Freddie Shepherd, the former Newcastle owner who was one of the founders of the Triple S agency that represents Wayne Rooney, was spotted yesterday indulging the delights of Bloemfontein's waterfront with none other than Paul Stretford, Rooney's agent. Nobody within earshot could decipher if they were contemplating why their man has had such a poor World Cup.
Sticking with the killjoys, Fifa officials last week told a restaurant owner in Port Elizabeth that he faces jail, or a £900 fine, for writing "2010" on a football which decorated one of his window displays. There are copyright issues arising, you see.
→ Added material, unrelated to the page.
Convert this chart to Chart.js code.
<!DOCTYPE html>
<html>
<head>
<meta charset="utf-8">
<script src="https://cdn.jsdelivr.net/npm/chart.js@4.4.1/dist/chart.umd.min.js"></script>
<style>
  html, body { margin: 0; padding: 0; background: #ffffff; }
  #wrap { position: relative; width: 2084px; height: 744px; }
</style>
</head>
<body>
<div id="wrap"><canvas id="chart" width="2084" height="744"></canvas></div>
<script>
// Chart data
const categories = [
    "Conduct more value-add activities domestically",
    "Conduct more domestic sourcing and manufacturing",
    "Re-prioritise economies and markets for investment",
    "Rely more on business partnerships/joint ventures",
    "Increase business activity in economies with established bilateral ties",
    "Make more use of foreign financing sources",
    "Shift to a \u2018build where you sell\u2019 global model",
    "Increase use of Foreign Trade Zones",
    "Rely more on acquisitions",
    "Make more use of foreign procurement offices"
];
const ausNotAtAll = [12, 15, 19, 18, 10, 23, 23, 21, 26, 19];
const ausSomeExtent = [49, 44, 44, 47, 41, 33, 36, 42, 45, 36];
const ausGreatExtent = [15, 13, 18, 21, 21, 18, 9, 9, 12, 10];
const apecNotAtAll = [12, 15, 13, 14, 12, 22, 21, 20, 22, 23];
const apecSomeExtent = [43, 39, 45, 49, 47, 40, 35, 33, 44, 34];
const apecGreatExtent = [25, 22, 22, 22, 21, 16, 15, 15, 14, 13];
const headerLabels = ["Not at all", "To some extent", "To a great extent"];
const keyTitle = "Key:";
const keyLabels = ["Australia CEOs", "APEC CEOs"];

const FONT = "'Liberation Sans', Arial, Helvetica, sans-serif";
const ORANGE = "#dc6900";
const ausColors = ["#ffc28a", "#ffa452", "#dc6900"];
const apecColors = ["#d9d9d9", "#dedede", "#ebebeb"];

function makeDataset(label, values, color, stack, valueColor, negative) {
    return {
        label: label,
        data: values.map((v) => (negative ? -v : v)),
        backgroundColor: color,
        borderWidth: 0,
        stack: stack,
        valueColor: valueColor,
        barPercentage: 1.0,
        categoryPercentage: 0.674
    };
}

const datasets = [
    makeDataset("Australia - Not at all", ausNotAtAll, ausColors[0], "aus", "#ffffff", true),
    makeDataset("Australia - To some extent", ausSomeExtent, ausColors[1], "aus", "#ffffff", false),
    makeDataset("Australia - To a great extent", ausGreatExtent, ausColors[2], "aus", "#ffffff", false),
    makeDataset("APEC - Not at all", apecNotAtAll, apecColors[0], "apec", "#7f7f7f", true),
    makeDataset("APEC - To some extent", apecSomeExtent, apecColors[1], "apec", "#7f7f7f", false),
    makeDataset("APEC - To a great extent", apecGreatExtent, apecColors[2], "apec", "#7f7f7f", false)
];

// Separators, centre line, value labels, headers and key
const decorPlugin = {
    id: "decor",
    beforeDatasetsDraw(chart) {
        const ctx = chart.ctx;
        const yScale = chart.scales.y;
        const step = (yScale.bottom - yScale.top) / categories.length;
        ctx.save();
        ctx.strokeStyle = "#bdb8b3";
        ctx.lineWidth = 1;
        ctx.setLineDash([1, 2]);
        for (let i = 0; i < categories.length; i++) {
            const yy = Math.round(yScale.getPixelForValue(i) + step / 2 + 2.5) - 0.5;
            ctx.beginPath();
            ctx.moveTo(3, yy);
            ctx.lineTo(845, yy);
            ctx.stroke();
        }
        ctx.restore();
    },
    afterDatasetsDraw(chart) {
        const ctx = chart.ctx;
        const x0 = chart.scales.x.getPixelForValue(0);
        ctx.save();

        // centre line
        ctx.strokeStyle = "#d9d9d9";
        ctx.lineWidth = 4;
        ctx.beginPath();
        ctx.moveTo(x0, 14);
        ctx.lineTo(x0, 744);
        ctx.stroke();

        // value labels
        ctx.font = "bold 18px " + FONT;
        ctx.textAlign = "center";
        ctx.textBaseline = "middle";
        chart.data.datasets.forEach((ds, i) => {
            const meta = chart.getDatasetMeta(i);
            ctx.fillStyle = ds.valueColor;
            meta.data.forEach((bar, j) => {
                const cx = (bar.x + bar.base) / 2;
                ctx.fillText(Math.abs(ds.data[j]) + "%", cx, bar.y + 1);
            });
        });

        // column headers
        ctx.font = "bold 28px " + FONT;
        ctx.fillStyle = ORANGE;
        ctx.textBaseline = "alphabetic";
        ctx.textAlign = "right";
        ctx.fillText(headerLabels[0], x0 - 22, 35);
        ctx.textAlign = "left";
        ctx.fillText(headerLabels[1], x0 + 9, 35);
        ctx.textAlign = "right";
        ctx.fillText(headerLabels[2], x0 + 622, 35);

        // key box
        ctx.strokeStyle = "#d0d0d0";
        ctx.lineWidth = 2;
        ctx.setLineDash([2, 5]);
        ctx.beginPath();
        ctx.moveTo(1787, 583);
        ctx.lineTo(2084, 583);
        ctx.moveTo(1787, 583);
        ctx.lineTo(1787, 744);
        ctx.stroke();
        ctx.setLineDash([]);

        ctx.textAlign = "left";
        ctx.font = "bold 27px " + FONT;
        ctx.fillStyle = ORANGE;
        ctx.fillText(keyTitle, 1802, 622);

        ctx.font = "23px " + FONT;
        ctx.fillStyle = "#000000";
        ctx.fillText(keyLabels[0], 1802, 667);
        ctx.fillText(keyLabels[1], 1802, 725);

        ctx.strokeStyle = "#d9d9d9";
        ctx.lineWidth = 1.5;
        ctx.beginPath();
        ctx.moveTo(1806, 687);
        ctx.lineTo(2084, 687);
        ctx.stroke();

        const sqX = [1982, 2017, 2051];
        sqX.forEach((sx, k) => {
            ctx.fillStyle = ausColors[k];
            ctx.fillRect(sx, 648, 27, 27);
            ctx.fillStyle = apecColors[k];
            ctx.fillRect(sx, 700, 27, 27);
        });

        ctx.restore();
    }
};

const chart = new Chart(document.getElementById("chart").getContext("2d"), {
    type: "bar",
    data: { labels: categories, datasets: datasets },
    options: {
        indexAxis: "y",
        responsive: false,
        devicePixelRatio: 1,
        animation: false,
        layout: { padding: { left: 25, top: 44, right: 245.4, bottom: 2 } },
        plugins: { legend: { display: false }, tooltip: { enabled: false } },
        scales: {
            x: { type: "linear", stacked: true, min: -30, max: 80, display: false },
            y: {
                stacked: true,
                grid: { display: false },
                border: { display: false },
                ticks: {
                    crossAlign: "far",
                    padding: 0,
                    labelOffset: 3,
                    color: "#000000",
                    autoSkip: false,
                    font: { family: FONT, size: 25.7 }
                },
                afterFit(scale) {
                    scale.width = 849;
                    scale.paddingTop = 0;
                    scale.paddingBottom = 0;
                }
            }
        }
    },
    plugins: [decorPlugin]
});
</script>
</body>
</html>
The South African man replaced the "2010" with a smiley face.
Hand in glove?
Is Highlights Reel alone in thinking that it's a curiously pleasant coincidence that Andy Murray ended up starting his match at 20.00 on Saturday – just as half time approached in the game between Ghana and the US, screened on ITV? It's true that Britain's biggest commercial broadcaster has had a shocking World Cup campaign so far, but collusion* between the Beeb and the All England Club is pushing rivalry a bit far.
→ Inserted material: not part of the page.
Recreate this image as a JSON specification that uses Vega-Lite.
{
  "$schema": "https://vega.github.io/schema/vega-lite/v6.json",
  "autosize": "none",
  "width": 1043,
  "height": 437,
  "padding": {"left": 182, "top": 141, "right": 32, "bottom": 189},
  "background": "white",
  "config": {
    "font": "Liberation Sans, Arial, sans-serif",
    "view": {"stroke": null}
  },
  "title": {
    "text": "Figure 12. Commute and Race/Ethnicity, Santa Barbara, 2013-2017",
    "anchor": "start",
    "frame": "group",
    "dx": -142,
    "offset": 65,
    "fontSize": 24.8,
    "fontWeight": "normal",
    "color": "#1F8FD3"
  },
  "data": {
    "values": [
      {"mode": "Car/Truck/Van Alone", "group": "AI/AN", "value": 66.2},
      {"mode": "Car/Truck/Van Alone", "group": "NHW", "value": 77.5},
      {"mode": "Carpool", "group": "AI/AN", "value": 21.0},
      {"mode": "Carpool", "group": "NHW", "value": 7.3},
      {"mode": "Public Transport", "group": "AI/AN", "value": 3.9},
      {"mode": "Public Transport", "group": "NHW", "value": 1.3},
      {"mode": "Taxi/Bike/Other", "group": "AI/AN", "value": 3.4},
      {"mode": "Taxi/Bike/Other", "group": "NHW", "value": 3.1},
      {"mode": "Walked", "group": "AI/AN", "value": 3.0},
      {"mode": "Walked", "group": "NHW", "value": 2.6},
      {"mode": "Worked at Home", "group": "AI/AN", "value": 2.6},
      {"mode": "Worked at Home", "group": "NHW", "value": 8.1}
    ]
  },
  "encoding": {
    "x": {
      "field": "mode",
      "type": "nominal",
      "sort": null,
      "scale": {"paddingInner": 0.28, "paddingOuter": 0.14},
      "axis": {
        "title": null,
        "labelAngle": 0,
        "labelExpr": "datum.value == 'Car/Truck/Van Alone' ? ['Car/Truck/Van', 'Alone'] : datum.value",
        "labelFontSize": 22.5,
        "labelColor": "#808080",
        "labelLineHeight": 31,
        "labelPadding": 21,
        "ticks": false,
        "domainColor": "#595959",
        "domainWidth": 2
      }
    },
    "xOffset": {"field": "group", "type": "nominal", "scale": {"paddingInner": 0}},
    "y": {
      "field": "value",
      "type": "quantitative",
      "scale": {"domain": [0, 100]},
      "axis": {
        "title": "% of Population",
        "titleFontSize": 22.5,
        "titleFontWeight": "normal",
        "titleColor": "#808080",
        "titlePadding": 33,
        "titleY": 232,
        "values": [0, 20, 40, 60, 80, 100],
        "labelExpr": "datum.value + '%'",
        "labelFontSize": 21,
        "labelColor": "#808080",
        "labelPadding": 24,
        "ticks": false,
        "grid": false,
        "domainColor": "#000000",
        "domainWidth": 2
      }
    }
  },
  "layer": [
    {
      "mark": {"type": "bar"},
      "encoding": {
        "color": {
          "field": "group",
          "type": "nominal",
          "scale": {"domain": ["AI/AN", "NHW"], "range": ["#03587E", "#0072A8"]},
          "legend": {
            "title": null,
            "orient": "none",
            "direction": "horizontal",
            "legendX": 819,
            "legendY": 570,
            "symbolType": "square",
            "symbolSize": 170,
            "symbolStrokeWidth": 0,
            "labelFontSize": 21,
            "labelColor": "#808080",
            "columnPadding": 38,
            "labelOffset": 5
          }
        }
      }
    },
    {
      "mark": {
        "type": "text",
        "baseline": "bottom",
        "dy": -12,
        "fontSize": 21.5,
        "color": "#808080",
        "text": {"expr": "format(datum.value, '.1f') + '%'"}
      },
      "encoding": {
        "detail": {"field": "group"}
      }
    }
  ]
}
Never let it be said that we Brits are alone in indulging in a bit of enemy-baiting before a game between England and Germany. Michael Schumacher, who personifies the ruthless efficiency common to all great German sports stars, wrote a letter to Bild, the German tabloid, exhorting his men to "push them [England] out of the way" – just as he did with Damon Hill. You can't imagine mild-mannered Hill saying that. But then, maybe that's why he kept losing to Schumacher.
Loud and clear
Fifa have finally accepted the Jabulani may be suspect, following endless complaints. "We're not deaf", said a spokesman. Somebody tell Sepp Blatter.